Much has been written about the need to go into higher income economy, the rising cost of living, the dependency on foreign workers and a plethora of other economic problems we are facing. All this relates to one common problem faced by our workers – low wages.
Thus, the discourses on elevating the level of income for our workers and the necessary steps to achieve this immediately and harmoniously (for all parties involved) should take the centre stage as a national agenda and not confined to a small circle of economists and administrators.
The truth is we have been addicted too much to low wages to the point that we attribute our comparative prosperity to this policy. We give too much credit to the habit of keeping low wages as a key competitive edge, so much so we overlooked that it is easily replicable by competitors.
A recent study by World Bank exemplified Malaysia’s addiction and dependency on low wages. As we face more rigorous competition from our neighbours, it is as if we resort to suppressing wages to keep our cost structure competitive.

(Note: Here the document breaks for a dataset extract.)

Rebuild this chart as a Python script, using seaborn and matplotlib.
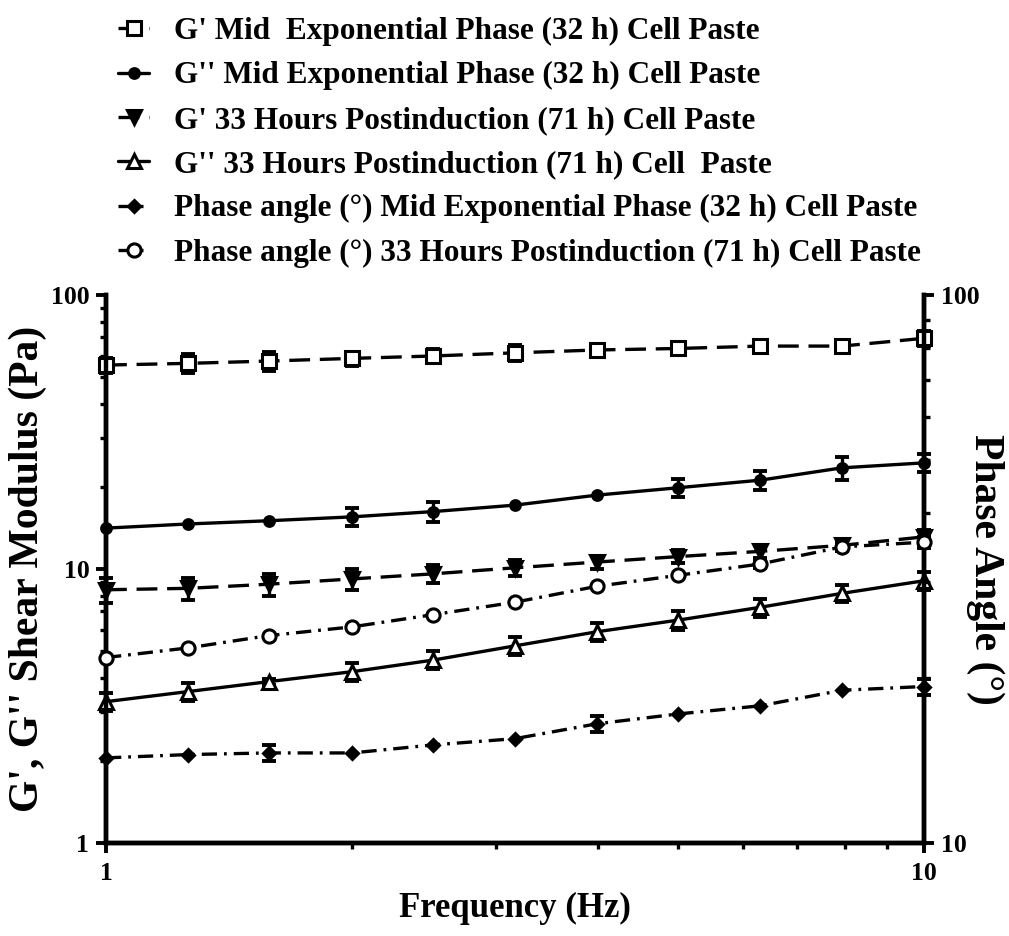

This premise is supported by the World Bank’s data that puts the average annual salary increase in Malaysia for the last 10 years at an abysmal 2.6%. Contrast this with Indonesia which has seen an average of 10% salary increase for three consecutive years in between 2007 to 2009.
It is unsurprising that Malaysian employers are finding it difficult to get Indonesian workers to work here. It is no longer economically advantageous for skilled Indonesian workers to work in Malaysia when wages in Indonesia are steadily rising to match what we offer to them.
If this continues unabated, the prediction that one day our sisters and daughters may end up working as maids in Indonesia is not far-fetched after all.
Therefore, the introduction of minimum wage should no longer be viewed as an anti-merchant agenda brought by political parties and trade unions. It is true that a promise of minimum wage featured in Pakatan Rakyat’s manifesto for the last general election (and will continue to become one of its top agenda going to the next general election), but the debate on minimum wage is a lot bigger than the political divide.
Minimum wage is still one of the most practical and pragmatic solutions that can resolve quickly the few economic problems the country faces. One big challenge is to manage potential inflationary impact of the introduction of minimum wage; but given Malaysia’s stated aim to become a high income nation by 2015 the threat of inflation is an issue that we have to manage with or without minimum wage. Perhaps a bigger challenge is to convince the employers that it is not a zero sum game – rationalisation that may take place to contain cost due to the introduction of minimum wage can lead to higher automation, better system or even entrance into higher value industries.
Unfortunately the public’s understanding of the pros and cons of minimum wage on the economy and their livelihood is still relatively low. The responses I get on minimum wage range from emotional condemnation of minimum wage as a tool to oppress consumers, to great concerns on the inflationary pressure it might create; and the extreme of complete ignorance of what is the concept of minimum wage. What is more obvious to me is the likelihood that a majority of our workers do not understand that an introduction of minimum wage should cause an upward revision of salary across the board for all sectors in order to maintain the hierarchy of earning levels. Many seem to think that a minimum wage policy will only affect the plantation workers, labourers, operators at factories or pump attendants.
This is where the politicians, activists and unionists should strive more to explain the concept and impact of minimum wage on the economy to the public. It may be one policy that can be debated on bi-partisan basis because our economy is at a stage that requires it to go through the motion.
In my reading, the political grouping that can best explain and champion the issue of minimum wage may have the edge with the voting public in the next election. It will be interesting to see which group can acquire this grouping first.